In order to understand the likely decision that a court will come to on this question, it is helpful to examine the question from the prism of what the court have decided in some other cases.
In the case of Lambert v Forest of Dean DC  EWHC 1763 (Ch), the bankrupt applied to annul the bankruptcy on the basis that the order ought not to have been made. The bankrupt relied on evidence that the process server’s statement was likely untruthful and he was not in fact served with proceedings. In the Chancery Division of the High Court, Judge Mullen accepted the bankrupt’s arguments that the process server’s evidence was deliberately untruthful and that proper steps had not been taken by the Council to bring the statutory demand to the attention of the bankrupt. The court also found that the procedural steps were tainted with dishonesty, but declined to exercise the court’s jurisdiction to annul the order. The main reason for the Judge’s decision to decline to exercise his jurisdiction to annul the order is that the Judge found that the petition debt was, and remained, indisputably due and owing.
In another case, Gary Rafferty v Sealants International & Another  EWHC 1380 (Ch), the Judge annulled the bankruptcy order on the condition that the petitioner was now in a position to pay the petitioner debt and would do so.
In asking what grounds existed when the order was made, the court was not restricted to the evidence before the court which made the order and could consider new material. In terms of the admission of fresh evidence, the Ladd v Marshall test had no bearing in the bankruptcy jurisdiction, and the fact that new material could have been put before the court hearing the bankruptcy petition did not necessarily prevent its admission on an annulment application. Where no new material had emerged between the making of the order and the hearing of the annulment application, the court would not normally allow the applicant to effectively re-run his argument before a different judge in the hope of a different result.

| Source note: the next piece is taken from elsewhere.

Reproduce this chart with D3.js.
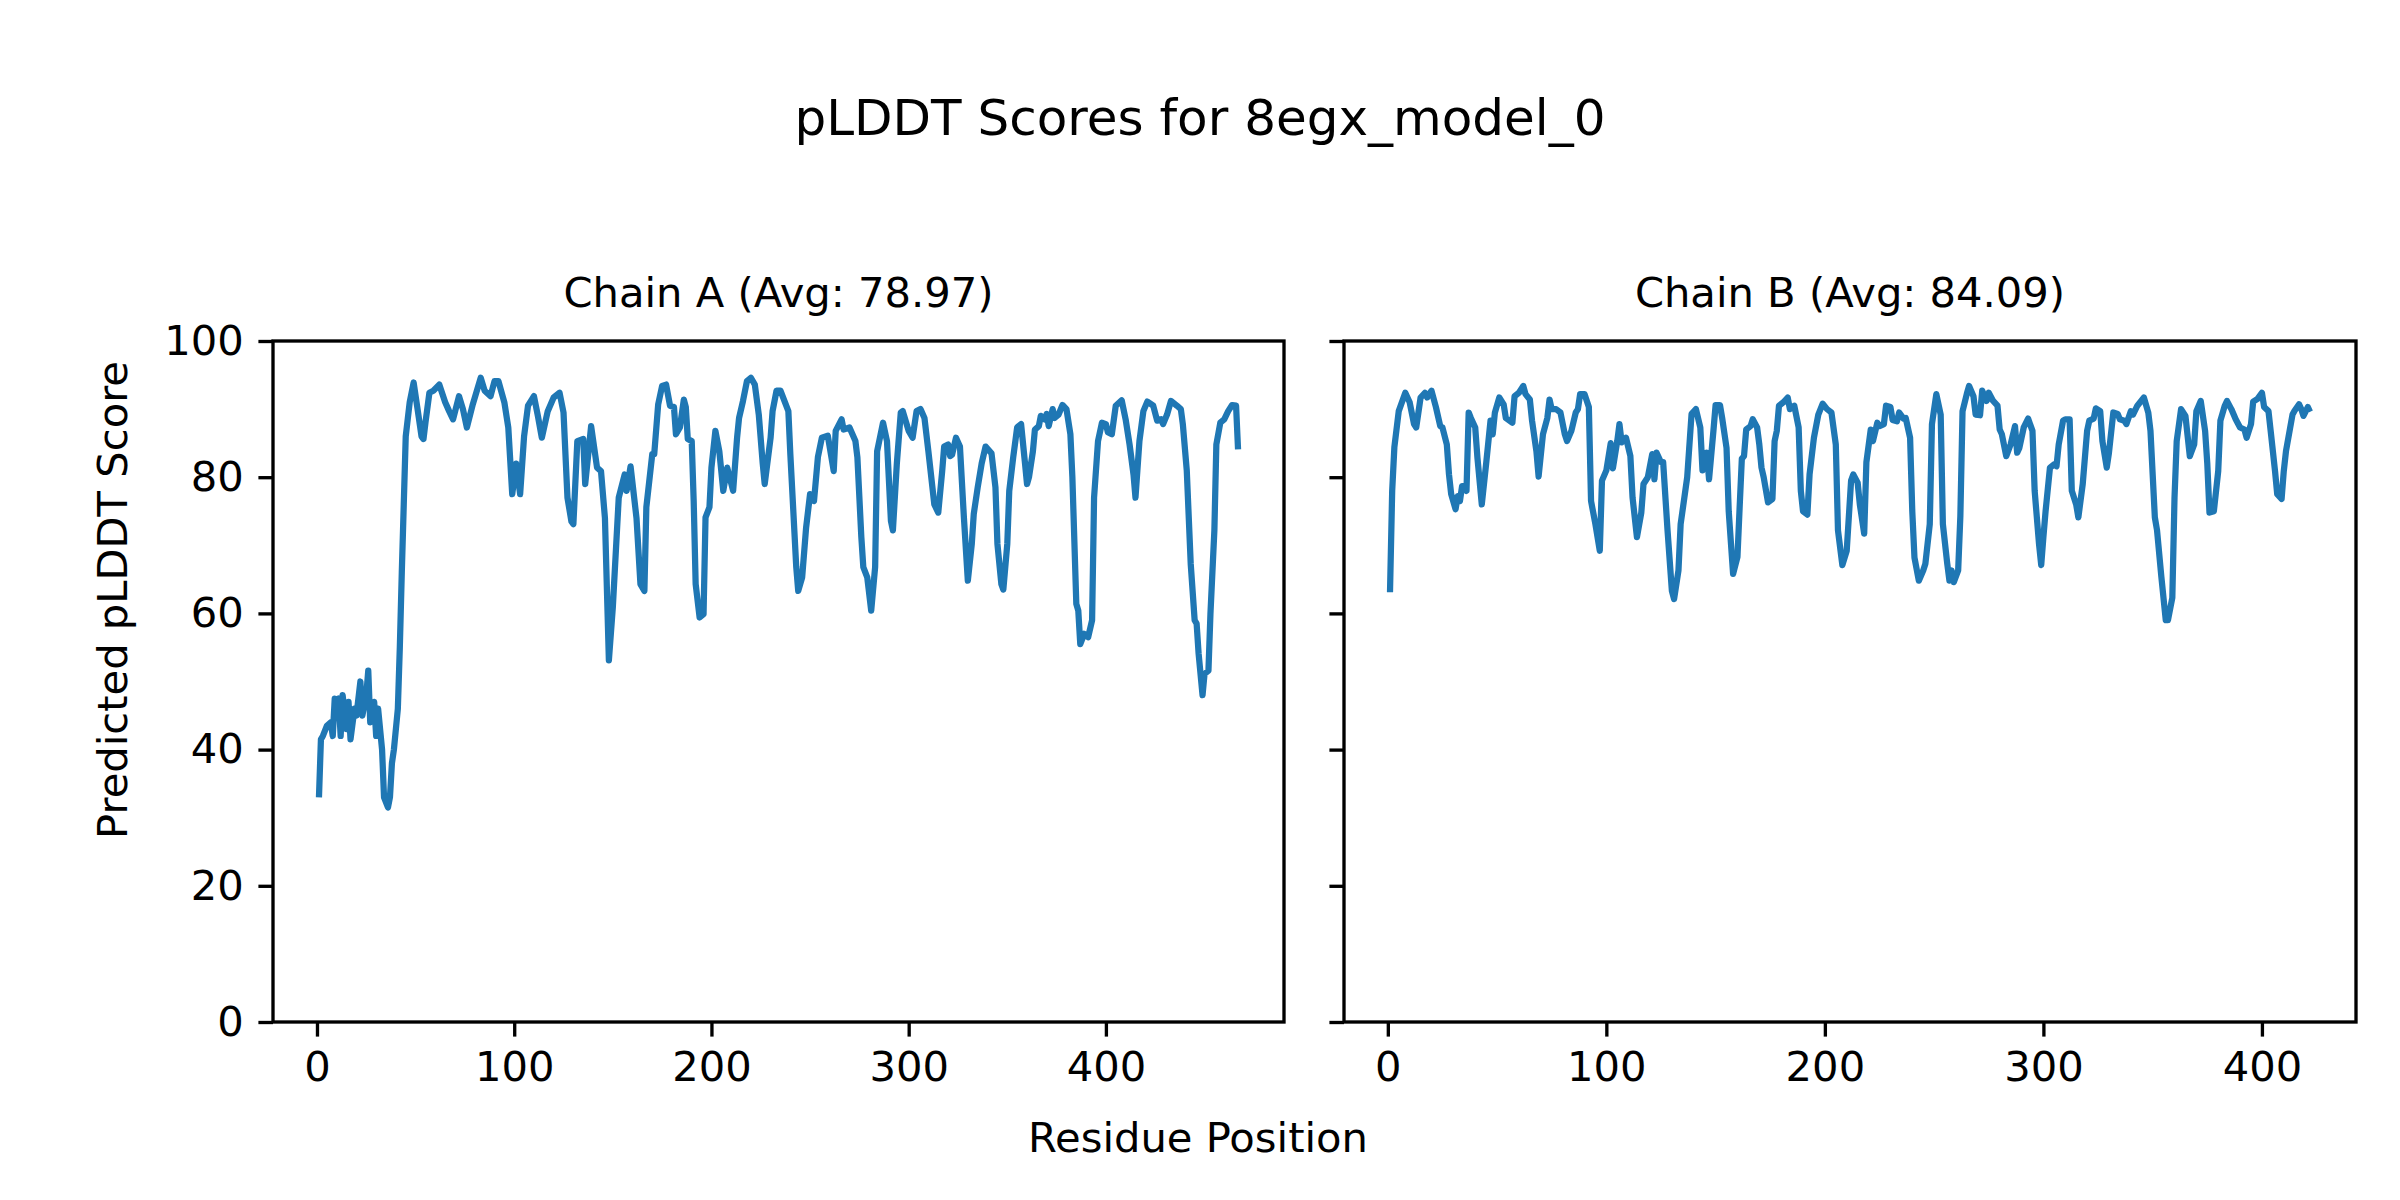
<!DOCTYPE html>
<html>
<head>
<meta charset="utf-8">
<script src="https://cdn.jsdelivr.net/npm/d3@7"></script>
<style>
  body { margin: 0; background: #fff; }
  svg text { font-family: "DejaVu Sans", sans-serif; fill: #000; }
</style>
</head>
<body>
<svg id="canvas" width="2400" height="1200"></svg>
<script>
// values (residue position, pLDDT)
let chainARes = [1,2,3,5,7,8,9,10,11,12,13,15,16,17,19,20,22,23,25,26,27,29,30,31,33,34,36,37,38,39,41,42,43,44,45,47,49,51,53,54,55,57,59,62,65,67,69,72,74,76,79,83,85,88,90,92,95,97,99,101,103,105,107,110,112,114,117,120,123,125,127,129,130,132,135,136,139,142,144,146,148,150,153,156,157,159,162,164,166,167,170,171,173,175,177,179,181,182,184,186,187,188,190,191,192,194,196,197,199,200,202,204,206,208,211,213,214,216,218,220,222,224,226,227,230,231,233,235,239,240,243,244,246,248,250,252,254,256,259,262,263,266,267,270,273,274,276,277,279,281,283,284,287,289,291,292,294,296,297,300,302,304,306,308,310,313,315,317,318,320,321,322,324,326,328,330,332,333,335,337,339,342,344,345,347,348,350,351,353,355,357,359,360,361,363,364,366,367,369,370,371,373,374,376,378,380,382,383,385,386,387,389,391,393,394,396,398,400,401,403,405,408,410,412,414,415,417,419,421,424,426,428,429,431,433,436,438,439,441,443,445,446,447,449,450,452,453,455,456,458,460,462,464,466,467];
let chainAScore = [33,41.5,42,43.5,44,42,47.5,46,47.5,42,48,43,47,41.5,46,45,50,45,48,51.6,44,47,42,46,40,33,31.5,33,38,40,46,55,66,76,86,91,93.9,90,86,85.6,88,92.4,92.7,93.6,91,89.7,88.5,91.9,90,87.3,90.7,94.6,92.7,91.9,94.1,94.1,91,87.3,77.5,82,77.5,86,90.5,91.9,89,85.8,89.7,91.7,92.4,89.5,77,73.5,73.1,85.3,85.6,79,87.5,81.4,80.9,74,53.1,60.9,77,80.4,78,81.6,74,64.3,63.3,75.6,83.4,83.4,90.7,93.4,93.6,90.5,90.3,86.3,87.3,91.4,90.3,85.6,85.3,76.5,64.3,59.4,59.9,74.1,75.6,81.4,86.8,83.8,78,81.4,78,85.8,88.7,91.2,94.1,94.6,93.6,89.2,82,79,85.8,89.7,92.7,92.7,89.7,83.4,66.8,63.3,65.3,72.6,77.5,76.5,83,85.8,86.1,80.9,86.8,88.5,87,87.3,85.3,82.9,71.2,66.8,65.3,60.4,66.8,83.8,88,85.3,73.6,72.2,82,89.5,89.7,86.8,85.8,89.7,90,88.7,83.8,76,74.8,80.9,84.5,84.8,83.1,83.3,85.8,84.5,74.1,64.8,70.2,74.6,78.5,82,84.5,83.5,78.5,70.2,64.3,63.5,70.2,78,82.9,87.3,87.8,82,79,80,83.8,87,87.5,89,88.5,89.3,87.5,90,88.7,89.2,90.6,90,86.3,80,61.4,60.4,55.5,57,56.5,59,77,85.3,88,87.8,86.6,86.3,90.5,91.3,88.5,84.8,80.4,77,85.3,89.7,91.1,90.5,88.3,88.5,87.8,89.2,91.2,90.5,90,87.8,81,67.3,59,58.5,54.1,48,51.1,51.6,59.9,72.2,84.8,88,88.5,89.7,90.6,90.5,84.1];

let chainBRes = [1,2,3,5,8,10,12,13,15,17,18,20,22,24,25,27,28,29,31,32,33,34,36,37,38,40,41,43,45,47,48,49,51,53,54,57,58,60,62,63,65,66,68,69,71,73,74,75,77,79,81,82,84,86,87,88,90,92,93,95,97,98,100,102,103,105,106,107,109,111,112,114,116,117,119,121,122,123,125,126,128,130,131,133,134,137,139,141,143,144,146,147,149,150,152,153,155,156,158,160,161,162,163,164,166,167,169,170,171,172,174,176,177,178,179,181,183,184,186,188,189,190,192,193,195,197,199,201,203,205,206,208,210,212,213,215,216,218,219,221,222,224,225,227,228,230,231,233,234,236,237,239,240,241,243,245,246,248,249,251,253,254,256,257,258,259,261,262,263,265,266,268,269,271,272,274,275,277,279,280,281,283,285,287,288,289,291,293,295,296,298,299,300,301,303,305,306,307,309,310,312,313,315,316,318,320,321,323,324,326,327,329,330,332,334,335,337,338,340,341,343,346,348,349,351,352,354,356,357,359,360,361,363,365,367,369,370,372,374,375,376,378,380,381,383,384,386,388,390,392,393,395,396,398,400,401,403,404,406,407,409,410,411,414,415,417,418,419,421,422];
let chainBScore = [63.1,78,84.4,89.7,92.4,91,87.8,87.3,91.7,92.4,91.7,92.7,90.3,87.5,87.3,84.8,80.4,77.5,75.3,77.2,76.5,78.7,78,89.5,88.7,87.3,82.9,76,82,88.3,86.3,89.5,91.7,90.7,88.7,88,91.9,92.4,93.4,92.2,91.4,88.3,83.8,80.1,86.3,88.7,91.4,90,90,89.5,86.3,85.3,86.8,89.5,90,92.2,92.2,90.3,76.5,73.1,69.2,79.5,81,85,81.3,85.3,87.8,85.1,85.8,83.1,77,71.2,74.8,79,80,83.4,79.7,83.6,82.2,82.2,72.2,63.3,62.1,66.3,73.1,80,89.3,90,87.3,81,83.6,79.7,86.8,90.6,90.6,88.7,84.3,75,65.8,68.3,75.6,82.7,83.1,87,87.5,88.5,87.3,84.8,81.4,80,76.3,76.8,85.3,86.8,90.5,91,91.7,90,90.5,87.3,78,75,74.5,80.4,85.8,89.2,90.8,90,89.5,84.8,72.2,67.1,69.2,79.5,80.4,79.2,76,71.7,82.2,87,85.3,88,87.5,87.8,90.5,90.3,88.4,88.2,89.5,88.6,88.7,85.8,75,68.2,64.8,66.3,67.3,73.1,87.8,92.2,89.2,73.1,67.3,64.8,66.3,64.6,66.3,74.3,89.7,92.3,93.4,91.9,89.2,89.1,92.7,91.2,92.4,91.2,90.5,87,86.3,83.1,84.8,87.5,83.6,84.3,87.3,88.6,86.8,78,70.2,67.1,71.2,75,81.4,81.9,81.6,84.8,88.3,88.5,88.5,78,76,74.1,79,86.8,88.3,88.6,90.1,89.7,85.3,81.4,83.6,89.5,89.3,88.5,88.3,87.8,89.7,89.2,90.5,91.7,89.5,86.8,74.1,72.2,65.3,59,59,62.3,77,85.3,90,89,83.1,84.8,89.7,91.2,86.8,82,74.8,75,80.9,88.3,90.5,91.2,90,88.5,87.3,87,85.8,87.8,91.1,91.5,92.4,90.3,89.7,86.8,80.9,77.5,76.8,80.9,83.8,89.2,89.8,90.7,90,89,90.3,89.6];

let chainTitles = ["Chain A (Avg: 78.97)", "Chain B (Avg: 84.09)"];
let xTicks = [0, 100, 200, 300, 400];
let yTicks = [0, 20, 40, 60, 80, 100];

let canvas = d3.select("#canvas");
let lineColor = "#1f77b4";
let fontPx = 41.67;

let panels = [
    {res: chainARes, score: chainAScore, title: chainTitles[0], left: 273, right: 1284, showY: true},
    {res: chainBRes, score: chainBScore, title: chainTitles[1], left: 1344, right: 2356, showY: false}
];
let plotTop = 341, plotBottom = 1022;

let yScale = d3.scaleLinear().domain([0, 100]).range([plotBottom, plotTop]);

panels.forEach(p => {
    let first = d3.min(p.res), last = d3.max(p.res);
    let pad = (last - first) * 0.05;
    let xScale = d3.scaleLinear().domain([first - pad, last + pad]).range([p.left, p.right]);

    let g = canvas.append("g");

    let pts = p.res.map((r, i) => [r, p.score[i]]);
    g.append("path")
     .datum(pts)
     .attr("fill", "none")
     .attr("stroke", lineColor)
     .attr("stroke-width", 6.25)
     .attr("stroke-linejoin", "round")
     .attr("d", d3.line().x(d => xScale(d[0])).y(d => yScale(d[1])));

    // x axis
    let xAxis = g.append("g")
                 .attr("transform", `translate(0,${plotBottom})`)
                 .call(d3.axisBottom(xScale).tickValues(xTicks).tickSize(14.6).tickPadding(14.6).tickFormat(d3.format("d")));
    // y axis
    let yAxis = g.append("g")
                 .attr("transform", `translate(${p.left},0)`)
                 .call(d3.axisLeft(yScale).tickValues(yTicks).tickSize(14.6).tickPadding(14.6)
                        .tickFormat(p.showY ? d3.format("d") : ""));

    [xAxis, yAxis].forEach(a => {
        a.select(".domain").remove();
        a.selectAll(".tick line").attr("stroke", "#000").attr("stroke-width", 3.33);
        a.selectAll(".tick text").attr("font-size", fontPx).attr("font-family", "DejaVu Sans").attr("fill", "#000");
    });

    // frame
    g.append("rect")
     .attr("x", p.left).attr("y", plotTop)
     .attr("width", p.right - p.left).attr("height", plotBottom - plotTop)
     .attr("fill", "none").attr("stroke", "#000").attr("stroke-width", 3.33);

    g.append("text")
     .attr("x", (p.left + p.right) / 2).attr("y", 307)
     .attr("text-anchor", "middle").attr("font-size", fontPx)
     .text(p.title);
});

canvas.append("text")
      .attr("x", 1200).attr("y", 135)
      .attr("text-anchor", "middle").attr("font-size", 50)
      .text("pLDDT Scores for 8egx_model_0");

canvas.append("text")
      .attr("x", 1198).attr("y", 1152)
      .attr("text-anchor", "middle").attr("font-size", fontPx)
      .text("Residue Position");

canvas.append("text")
      .attr("transform", "translate(127,600) rotate(-90)")
      .attr("text-anchor", "middle").attr("font-size", fontPx)
      .text("Predicted pLDDT Score");
</script>
</body>
</html>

In the case of Fehily & Another v Atkinson & Another  Bus. L.R.695 the bankrupt made an application to annul the bankruptcy order on the basis that she had entered into a voluntary arrangement at a time when she lacked mental capacity to do so. The bankrupt was unsuccessful in her application to annul the bankruptcy order relying on a lack of mental capacity. The court identified the legal tests in relation to mental capacity. The court stated “that in order for a person to have the required mental capacity to enter into a particular transaction they had to be able to absorb, retain, understand, process and weigh information about the key features and effects of the transaction and the alternatives to it; that the question was issue and time specific and was focused on the person's ability to understand the key features of a transaction, not on whether they actually understood them; that the fact that a person needed help in understanding the transaction did not prevent them from having the capacity to understand it.”
Section 282(1)(b) of the Insolvency Act 1986
In order to apply to annul under s. 282(1)(b), an applicant would need to satisfy the court that all bankruptcy debts and expenses have been paid or secured to its satisfaction. In order to enable an applicant to apply to annul her bankruptcy under s. 282(1)(b), an applicant would need to be in a position to pay or provide security for any outstanding sums to other creditors who proved in the bankruptcy as well as the costs of making the annulment application.
Upon any application to annul under s. 282(1)(b), the trustee/s in bankruptcy would be required to file a report with the court dealing with a number of matters, including the extent to which the bankruptcy debts and expenses have been paid or satisfactorily secured: Insolvency (England and Wales) Rules 2016, r. 10.133. Therefore, it would be useful to attempt to discuss any proposed annulment application with a trustee/s to obtain their views on it. If the trustee/s are likely to provide a negative report to the court, it would be better to seek to ascertain this before an application is made, so that an applicant could attempt to address any problems that the trustees might identify before an application is made.